Code that draws figures:

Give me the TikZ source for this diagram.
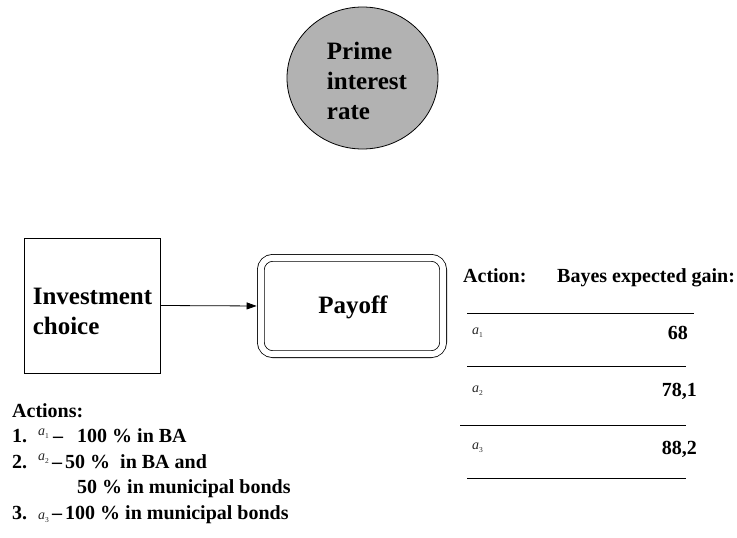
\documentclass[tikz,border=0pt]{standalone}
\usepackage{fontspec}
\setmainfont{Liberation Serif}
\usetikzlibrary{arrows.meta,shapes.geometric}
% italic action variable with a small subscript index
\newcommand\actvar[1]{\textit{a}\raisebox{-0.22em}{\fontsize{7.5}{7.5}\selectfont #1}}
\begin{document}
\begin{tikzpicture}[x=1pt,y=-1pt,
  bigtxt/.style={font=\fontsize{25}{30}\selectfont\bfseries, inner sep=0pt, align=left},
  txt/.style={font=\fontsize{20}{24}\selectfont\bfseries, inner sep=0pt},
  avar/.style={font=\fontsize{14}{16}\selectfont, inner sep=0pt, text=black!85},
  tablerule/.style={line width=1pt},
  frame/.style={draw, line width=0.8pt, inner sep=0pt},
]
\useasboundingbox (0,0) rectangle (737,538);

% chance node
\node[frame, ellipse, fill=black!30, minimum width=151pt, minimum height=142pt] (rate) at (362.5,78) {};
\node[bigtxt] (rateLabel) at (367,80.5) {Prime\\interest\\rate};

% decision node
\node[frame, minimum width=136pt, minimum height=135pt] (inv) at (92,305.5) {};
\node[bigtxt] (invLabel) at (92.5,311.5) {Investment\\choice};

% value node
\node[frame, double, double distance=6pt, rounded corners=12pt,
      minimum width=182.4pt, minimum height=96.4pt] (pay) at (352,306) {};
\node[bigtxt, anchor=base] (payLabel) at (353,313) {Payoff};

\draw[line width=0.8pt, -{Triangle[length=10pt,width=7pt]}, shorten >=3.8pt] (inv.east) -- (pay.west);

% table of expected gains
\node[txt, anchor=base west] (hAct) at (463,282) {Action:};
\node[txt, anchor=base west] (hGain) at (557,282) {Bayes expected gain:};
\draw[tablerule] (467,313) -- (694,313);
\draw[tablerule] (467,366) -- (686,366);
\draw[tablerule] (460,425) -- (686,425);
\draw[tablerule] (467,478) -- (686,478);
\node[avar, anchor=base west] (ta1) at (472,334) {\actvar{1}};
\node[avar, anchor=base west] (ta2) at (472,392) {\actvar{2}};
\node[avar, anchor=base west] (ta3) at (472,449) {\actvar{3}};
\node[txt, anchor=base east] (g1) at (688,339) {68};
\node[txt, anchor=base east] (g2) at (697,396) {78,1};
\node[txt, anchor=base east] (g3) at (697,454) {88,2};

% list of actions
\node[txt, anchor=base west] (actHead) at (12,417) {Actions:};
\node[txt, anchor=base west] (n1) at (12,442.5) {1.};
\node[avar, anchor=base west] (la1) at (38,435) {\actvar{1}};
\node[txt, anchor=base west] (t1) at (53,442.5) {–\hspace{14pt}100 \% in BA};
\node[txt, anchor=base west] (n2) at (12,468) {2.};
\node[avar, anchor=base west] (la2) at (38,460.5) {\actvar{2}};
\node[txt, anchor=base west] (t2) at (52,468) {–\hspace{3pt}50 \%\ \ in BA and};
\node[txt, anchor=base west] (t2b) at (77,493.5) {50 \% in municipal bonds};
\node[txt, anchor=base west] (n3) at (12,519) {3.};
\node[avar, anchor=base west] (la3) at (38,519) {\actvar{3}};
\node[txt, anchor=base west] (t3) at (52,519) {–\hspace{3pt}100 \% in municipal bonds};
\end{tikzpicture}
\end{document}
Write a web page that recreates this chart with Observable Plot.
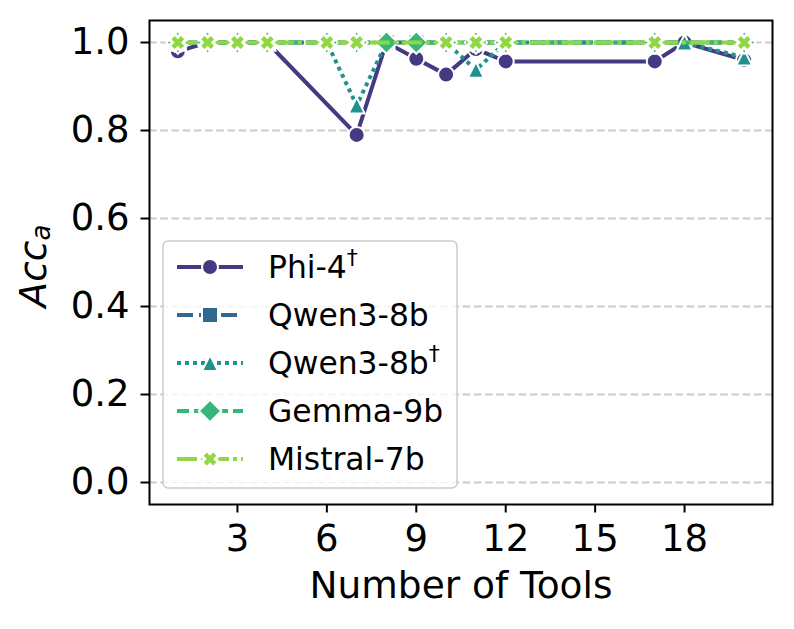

## [SET EXERCISE]
Every line of the material is to be quoted exactly, with no pictures carried over.

## [SOLUTION TO THE PROBLEM]
Give me the TikZ source for this diagram.
\documentclass[tikz,border=0pt]{standalone}
\usepackage{fontspec}
\setmainfont{Liberation Serif}
\usetikzlibrary{arrows.meta,shapes.geometric}
% italic action variable with a small subscript index
\newcommand\actvar[1]{\textit{a}\raisebox{-0.22em}{\fontsize{7.5}{7.5}\selectfont #1}}
\begin{document}
\begin{tikzpicture}[x=1pt,y=-1pt,
  bigtxt/.style={font=\fontsize{25}{30}\selectfont\bfseries, inner sep=0pt, align=left},
  txt/.style={font=\fontsize{20}{24}\selectfont\bfseries, inner sep=0pt},
  avar/.style={font=\fontsize{14}{16}\selectfont, inner sep=0pt, text=black!85},
  tablerule/.style={line width=1pt},
  frame/.style={draw, line width=0.8pt, inner sep=0pt},
]
\useasboundingbox (0,0) rectangle (737,538);

% chance node
\node[frame, ellipse, fill=black!30, minimum width=151pt, minimum height=142pt] (rate) at (362.5,78) {};
\node[bigtxt] (rateLabel) at (367,80.5) {Prime\\interest\\rate};

% decision node
\node[frame, minimum width=136pt, minimum height=135pt] (inv) at (92,305.5) {};
\node[bigtxt] (invLabel) at (92.5,311.5) {Investment\\choice};

% value node
\node[frame, double, double distance=6pt, rounded corners=12pt,
      minimum width=182.4pt, minimum height=96.4pt] (pay) at (352,306) {};
\node[bigtxt, anchor=base] (payLabel) at (353,313) {Payoff};

\draw[line width=0.8pt, -{Triangle[length=10pt,width=7pt]}, shorten >=3.8pt] (inv.east) -- (pay.west);

% table of expected gains
\node[txt, anchor=base west] (hAct) at (463,282) {Action:};
\node[txt, anchor=base west] (hGain) at (557,282) {Bayes expected gain:};
\draw[tablerule] (467,313) -- (694,313);
\draw[tablerule] (467,366) -- (686,366);
\draw[tablerule] (460,425) -- (686,425);
\draw[tablerule] (467,478) -- (686,478);
\node[avar, anchor=base west] (ta1) at (472,334) {\actvar{1}};
\node[avar, anchor=base west] (ta2) at (472,392) {\actvar{2}};
\node[avar, anchor=base west] (ta3) at (472,449) {\actvar{3}};
\node[txt, anchor=base east] (g1) at (688,339) {68};
\node[txt, anchor=base east] (g2) at (697,396) {78,1};
\node[txt, anchor=base east] (g3) at (697,454) {88,2};

% list of actions
\node[txt, anchor=base west] (actHead) at (12,417) {Actions:};
\node[txt, anchor=base west] (n1) at (12,442.5) {1.};
\node[avar, anchor=base west] (la1) at (38,435) {\actvar{1}};
\node[txt, anchor=base west] (t1) at (53,442.5) {–\hspace{14pt}100 \% in BA};
\node[txt, anchor=base west] (n2) at (12,468) {2.};
\node[avar, anchor=base west] (la2) at (38,460.5) {\actvar{2}};
\node[txt, anchor=base west] (t2) at (52,468) {–\hspace{3pt}50 \%\ \ in BA and};
\node[txt, anchor=base west] (t2b) at (77,493.5) {50 \% in municipal bonds};
\node[txt, anchor=base west] (n3) at (12,519) {3.};
\node[avar, anchor=base west] (la3) at (38,519) {\actvar{3}};
\node[txt, anchor=base west] (t3) at (52,519) {–\hspace{3pt}100 \% in municipal bonds};
\end{tikzpicture}
\end{document}
Write a web page that recreates this chart with Observable Plot.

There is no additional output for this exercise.